SET PROBLEM
Output the full listing below exactly, without the pictures.

=== STORED DATA ===

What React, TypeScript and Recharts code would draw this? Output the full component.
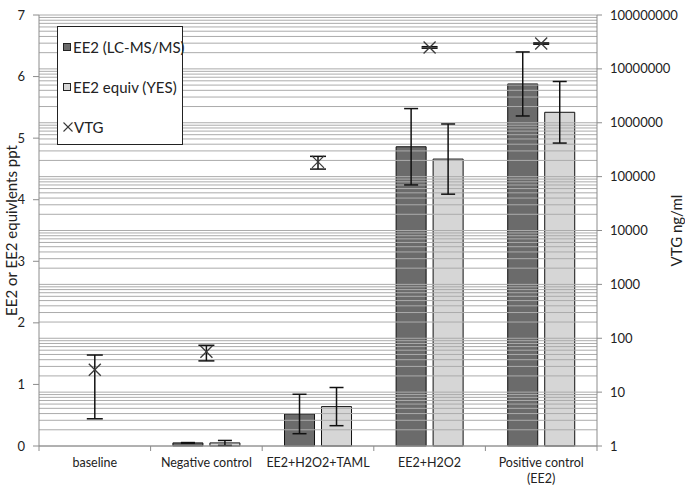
import {
    ComposedChart,
    Bar,
    Scatter,
    XAxis,
    YAxis,
    ErrorBar,
    ReferenceLine,
    Legend,
} from "recharts";

const FONT = "Lato, 'Open Sans', sans-serif";

const CATEGORIES = [
    "baseline",
    "Negative control",
    "EE2+H2O2+TAML",
    "EE2+H2O2",
    "Positive control (EE2)",
];

// ppt, left axis
const EE2_LCMS = [null, 0.05, 0.52, 4.86, 5.88];
const EE2_LCMS_ERR = [null, 0.006, 0.32, 0.62, 0.52];
const EE2_YES = [null, 0.05, 0.64, 4.66, 5.42];
const EE2_YES_ERR = [null, 0.04, 0.31, 0.57, 0.5];

// ng/ml, right (log) axis
const VTG = [26, 56, 188000, 25000000, 29500000];
const VTG_ERR = [22.8, 18, 50000, 800000, 800000];

const LEFT_TICKS = [0, 1, 2, 3, 4, 5, 6, 7];
const RIGHT_TICKS = [1, 10, 100, 1000, 10000, 100000, 1000000, 10000000, 100000000];

// minor log gridlines (1..9 x each decade)
const GRID_LINES = RIGHT_TICKS.slice(0, -1)
    .flatMap((t) => [1, 2, 3, 4, 5, 6, 7, 8, 9].map((k) => k * t))
    .concat(RIGHT_TICKS[RIGHT_TICKS.length - 1]);

const data = CATEGORIES.map((name, i) => ({
    name,
    lcms: EE2_LCMS[i],
    lcmsErr: EE2_LCMS_ERR[i],
    yes: EE2_YES[i],
    yesErr: EE2_YES_ERR[i],
    vtg: VTG[i],
    vtgErr: VTG_ERR[i],
}));

const W = 685;
const H = 486;
const LEFT_W = 39;
const RIGHT_W = 88;
const HALF_BAND = (W - LEFT_W - RIGHT_W) / CATEGORIES.length / 2;

const wrap = (s: string, max: number) => {
    const lines: string[] = [];
    let cur = "";
    s.split(" ").forEach((w) => {
        const next = cur ? cur + " " + w : w;
        if (next.length > max && cur) {
            lines.push(cur);
            cur = w;
        } else cur = next;
    });
    if (cur) lines.push(cur);
    return lines;
};

const CategoryTick = (props: any) => {
    const { x, y, payload, index } = props;
    const lines = wrap(String(payload.value), 17);
    return (
        <g>
            <line x1={x - HALF_BAND} y1={y} x2={x - HALF_BAND} y2={y + 5} stroke="#8c8c8c" />
            {index === CATEGORIES.length - 1 && (
                <line x1={x + HALF_BAND} y1={y} x2={x + HALF_BAND} y2={y + 5} stroke="#8c8c8c" />
            )}
            <text x={x} y={y + 21} textAnchor="middle" fontSize={12.5} fill="#222" fontFamily={FONT}>
                {lines.map((l, i) => (
                    <tspan key={i} x={x} dy={i === 0 ? 0 : 16}>
                        {l}
                    </tspan>
                ))}
            </text>
        </g>
    );
};

const Cross = (props: any) => {
    const { cx, cy } = props;
    if (cx == null || cy == null) return null;
    return (
        <g stroke="#3a3a3a" strokeWidth={1.3}>
            <line x1={cx - 6} y1={cy - 6} x2={cx + 6} y2={cy + 6} />
            <line x1={cx - 6} y1={cy + 6} x2={cx + 6} y2={cy - 6} />
        </g>
    );
};

const LegendBox = () => {
    const row = { display: "flex", alignItems: "center", height: 40, whiteSpace: "nowrap" as const };
    const sq = (fill: string) => ({
        width: 6,
        height: 6,
        flexShrink: 0,
        background: fill,
        border: "1px solid #222",
        marginRight: 2,
    });
    return (
        <div
            style={{
                width: 126,
                height: 119,
                border: "1px solid #222",
                background: "#fff",
                boxSizing: "border-box",
                fontFamily: FONT,
                fontSize: 15,
                color: "#222",
                padding: "0 0 0 5px",
            }}
        >
            <div style={row}>
                <span style={sq("#6b6b6b")} />
                EE2 (LC-MS/MS)
            </div>
            <div style={row}>
                <span style={sq("#d6d6d6")} />
                EE2 equiv (YES)
            </div>
            <div style={row}>
                <svg width={10} height={10} style={{ marginRight: 1, flexShrink: 0 }}>
                    <g stroke="#3a3a3a" strokeWidth={1.1}>
                        <line x1={0.5} y1={0.5} x2={9.5} y2={9.5} />
                        <line x1={0.5} y1={9.5} x2={9.5} y2={0.5} />
                    </g>
                </svg>
                VTG
            </div>
        </div>
    );
};

const sideLabel = (text: string, dx: number) => (props: any) => {
    const { viewBox } = props;
    const cx = viewBox.x + dx;
    const cy = viewBox.y + viewBox.height / 2;
    return (
        <text
            x={cx}
            y={cy}
            transform={`rotate(-90 ${cx} ${cy})`}
            textAnchor="middle"
            dominantBaseline="central"
            fontSize={15}
            fill="#222"
            fontFamily={FONT}
        >
            {text}
        </text>
    );
};

export default function App() {
    return (
        <div style={{ position: "absolute", left: 0, top: 0, width: W, height: H, background: "#fff" }}>
            <ComposedChart
                width={W}
                height={H}
                data={data}
                margin={{ top: 15, right: 0, bottom: 0, left: 0 }}
                barCategoryGap="20%"
                barGap={7}
            >
                {GRID_LINES.map((v) => (
                    <ReferenceLine key={v} yAxisId="vtg" y={v} stroke="#ababab" strokeWidth={1} />
                ))}
                <XAxis
                    dataKey="name"
                    height={40}
                    tickLine={false}
                    tickSize={0}
                    tickMargin={0}
                    interval={0}
                    stroke="#8c8c8c"
                    tick={<CategoryTick />}
                />
                <YAxis
                    yAxisId="ppt"
                    width={LEFT_W}
                    domain={[0, 7]}
                    ticks={LEFT_TICKS}
                    tickSize={6}
                    tickMargin={8}
                    stroke="#8c8c8c"
                    tick={{ fill: "#222", fontSize: 13, fontFamily: FONT }}
                    label={{ content: sideLabel("EE2 or EE2 equivlents ppt", 11) }}
                />
                <YAxis
                    yAxisId="vtg"
                    orientation="right"
                    width={RIGHT_W}
                    scale="log"
                    domain={[1, 100000000]}
                    ticks={RIGHT_TICKS}
                    allowDataOverflow
                    tickSize={5}
                    tickMargin={8}
                    stroke="#8c8c8c"
                    tick={{ fill: "#222", fontSize: 13, fontFamily: FONT, textAnchor: "start" }}
                    label={{ content: sideLabel("VTG ng/ml", 79) }}
                />
                <Bar
                    yAxisId="ppt"
                    dataKey="lcms"
                    name="EE2 (LC-MS/MS)"
                    fill="#6b6b6b"
                    stroke="#111"
                    strokeWidth={1}
                    isAnimationActive={false}
                >
                    <ErrorBar dataKey="lcmsErr" width={7} stroke="#111" strokeWidth={1.5} />
                </Bar>
                <Bar
                    yAxisId="ppt"
                    dataKey="yes"
                    name="EE2 equiv (YES)"
                    fill="#d6d6d6"
                    stroke="#111"
                    strokeWidth={1}
                    isAnimationActive={false}
                >
                    <ErrorBar dataKey="yesErr" width={7} stroke="#111" strokeWidth={1.5} />
                </Bar>
                <Scatter
                    yAxisId="vtg"
                    dataKey="vtg"
                    name="VTG"
                    shape={<Cross />}
                    isAnimationActive={false}
                >
                    <ErrorBar dataKey="vtgErr" direction="y" width={8} stroke="#111" strokeWidth={1.5} />
                </Scatter>
                <Legend
                    layout="horizontal"
                    verticalAlign="middle"
                    align="center"
                    content={<LegendBox />}
                    wrapperStyle={{ left: 57, top: 26, width: 126, height: 119, margin: 0 }}
                />
            </ComposedChart>
        </div>
    );
}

===

COMPLETE ANSWER
What React, TypeScript and Recharts code would draw this? Output the full component.
import {
    ComposedChart,
    Bar,
    Scatter,
    XAxis,
    YAxis,
    ErrorBar,
    ReferenceLine,
    Legend,
} from "recharts";

const FONT = "Lato, 'Open Sans', sans-serif";

const CATEGORIES = [
    "baseline",
    "Negative control",
    "EE2+H2O2+TAML",
    "EE2+H2O2",
    "Positive control (EE2)",
];

// ppt, left axis
const EE2_LCMS = [null, 0.05, 0.52, 4.86, 5.88];
const EE2_LCMS_ERR = [null, 0.006, 0.32, 0.62, 0.52];
const EE2_YES = [null, 0.05, 0.64, 4.66, 5.42];
const EE2_YES_ERR = [null, 0.04, 0.31, 0.57, 0.5];

// ng/ml, right (log) axis
const VTG = [26, 56, 188000, 25000000, 29500000];
const VTG_ERR = [22.8, 18, 50000, 800000, 800000];

const LEFT_TICKS = [0, 1, 2, 3, 4, 5, 6, 7];
const RIGHT_TICKS = [1, 10, 100, 1000, 10000, 100000, 1000000, 10000000, 100000000];

// minor log gridlines (1..9 x each decade)
const GRID_LINES = RIGHT_TICKS.slice(0, -1)
    .flatMap((t) => [1, 2, 3, 4, 5, 6, 7, 8, 9].map((k) => k * t))
    .concat(RIGHT_TICKS[RIGHT_TICKS.length - 1]);

const data = CATEGORIES.map((name, i) => ({
    name,
    lcms: EE2_LCMS[i],
    lcmsErr: EE2_LCMS_ERR[i],
    yes: EE2_YES[i],
    yesErr: EE2_YES_ERR[i],
    vtg: VTG[i],
    vtgErr: VTG_ERR[i],
}));

const W = 685;
const H = 486;
const LEFT_W = 39;
const RIGHT_W = 88;
const HALF_BAND = (W - LEFT_W - RIGHT_W) / CATEGORIES.length / 2;

const wrap = (s: string, max: number) => {
    const lines: string[] = [];
    let cur = "";
    s.split(" ").forEach((w) => {
        const next = cur ? cur + " " + w : w;
        if (next.length > max && cur) {
            lines.push(cur);
            cur = w;
        } else cur = next;
    });
    if (cur) lines.push(cur);
    return lines;
};

const CategoryTick = (props: any) => {
    const { x, y, payload, index } = props;
    const lines = wrap(String(payload.value), 17);
    return (
        <g>
            <line x1={x - HALF_BAND} y1={y} x2={x - HALF_BAND} y2={y + 5} stroke="#8c8c8c" />
            {index === CATEGORIES.length - 1 && (
                <line x1={x + HALF_BAND} y1={y} x2={x + HALF_BAND} y2={y + 5} stroke="#8c8c8c" />
            )}
            <text x={x} y={y + 21} textAnchor="middle" fontSize={12.5} fill="#222" fontFamily={FONT}>
                {lines.map((l, i) => (
                    <tspan key={i} x={x} dy={i === 0 ? 0 : 16}>
                        {l}
                    </tspan>
                ))}
            </text>
        </g>
    );
};

const Cross = (props: any) => {
    const { cx, cy } = props;
    if (cx == null || cy == null) return null;
    return (
        <g stroke="#3a3a3a" strokeWidth={1.3}>
            <line x1={cx - 6} y1={cy - 6} x2={cx + 6} y2={cy + 6} />
            <line x1={cx - 6} y1={cy + 6} x2={cx + 6} y2={cy - 6} />
        </g>
    );
};

const LegendBox = () => {
    const row = { display: "flex", alignItems: "center", height: 40, whiteSpace: "nowrap" as const };
    const sq = (fill: string) => ({
        width: 6,
        height: 6,
        flexShrink: 0,
        background: fill,
        border: "1px solid #222",
        marginRight: 2,
    });
    return (
        <div
            style={{
                width: 126,
                height: 119,
                border: "1px solid #222",
                background: "#fff",
                boxSizing: "border-box",
                fontFamily: FONT,
                fontSize: 15,
                color: "#222",
                padding: "0 0 0 5px",
            }}
        >
            <div style={row}>
                <span style={sq("#6b6b6b")} />
                EE2 (LC-MS/MS)
            </div>
            <div style={row}>
                <span style={sq("#d6d6d6")} />
                EE2 equiv (YES)
            </div>
            <div style={row}>
                <svg width={10} height={10} style={{ marginRight: 1, flexShrink: 0 }}>
                    <g stroke="#3a3a3a" strokeWidth={1.1}>
                        <line x1={0.5} y1={0.5} x2={9.5} y2={9.5} />
                        <line x1={0.5} y1={9.5} x2={9.5} y2={0.5} />
                    </g>
                </svg>
                VTG
            </div>
        </div>
    );
};

const sideLabel = (text: string, dx: number) => (props: any) => {
    const { viewBox } = props;
    const cx = viewBox.x + dx;
    const cy = viewBox.y + viewBox.height / 2;
    return (
        <text
            x={cx}
            y={cy}
            transform={`rotate(-90 ${cx} ${cy})`}
            textAnchor="middle"
            dominantBaseline="central"
            fontSize={15}
            fill="#222"
            fontFamily={FONT}
        >
            {text}
        </text>
    );
};

export default function App() {
    return (
        <div style={{ position: "absolute", left: 0, top: 0, width: W, height: H, background: "#fff" }}>
            <ComposedChart
                width={W}
                height={H}
                data={data}
                margin={{ top: 15, right: 0, bottom: 0, left: 0 }}
                barCategoryGap="20%"
                barGap={7}
            >
                {GRID_LINES.map((v) => (
                    <ReferenceLine key={v} yAxisId="vtg" y={v} stroke="#ababab" strokeWidth={1} />
                ))}
                <XAxis
                    dataKey="name"
                    height={40}
                    tickLine={false}
                    tickSize={0}
                    tickMargin={0}
                    interval={0}
                    stroke="#8c8c8c"
                    tick={<CategoryTick />}
                />
                <YAxis
                    yAxisId="ppt"
                    width={LEFT_W}
                    domain={[0, 7]}
                    ticks={LEFT_TICKS}
                    tickSize={6}
                    tickMargin={8}
                    stroke="#8c8c8c"
                    tick={{ fill: "#222", fontSize: 13, fontFamily: FONT }}
                    label={{ content: sideLabel("EE2 or EE2 equivlents ppt", 11) }}
                />
                <YAxis
                    yAxisId="vtg"
                    orientation="right"
                    width={RIGHT_W}
                    scale="log"
                    domain={[1, 100000000]}
                    ticks={RIGHT_TICKS}
                    allowDataOverflow
                    tickSize={5}
                    tickMargin={8}
                    stroke="#8c8c8c"
                    tick={{ fill: "#222", fontSize: 13, fontFamily: FONT, textAnchor: "start" }}
                    label={{ content: sideLabel("VTG ng/ml", 79) }}
                />
                <Bar
                    yAxisId="ppt"
                    dataKey="lcms"
                    name="EE2 (LC-MS/MS)"
                    fill="#6b6b6b"
                    stroke="#111"
                    strokeWidth={1}
                    isAnimationActive={false}
                >
                    <ErrorBar dataKey="lcmsErr" width={7} stroke="#111" strokeWidth={1.5} />
                </Bar>
                <Bar
                    yAxisId="ppt"
                    dataKey="yes"
                    name="EE2 equiv (YES)"
                    fill="#d6d6d6"
                    stroke="#111"
                    strokeWidth={1}
                    isAnimationActive={false}
                >
                    <ErrorBar dataKey="yesErr" width={7} stroke="#111" strokeWidth={1.5} />
                </Bar>
                <Scatter
                    yAxisId="vtg"
                    dataKey="vtg"
                    name="VTG"
                    shape={<Cross />}
                    isAnimationActive={false}
                >
                    <ErrorBar dataKey="vtgErr" direction="y" width={8} stroke="#111" strokeWidth={1.5} />
                </Scatter>
                <Legend
                    layout="horizontal"
                    verticalAlign="middle"
                    align="center"
                    content={<LegendBox />}
                    wrapperStyle={{ left: 57, top: 26, width: 126, height: 119, margin: 0 }}
                />
            </ComposedChart>
        </div>
    );
}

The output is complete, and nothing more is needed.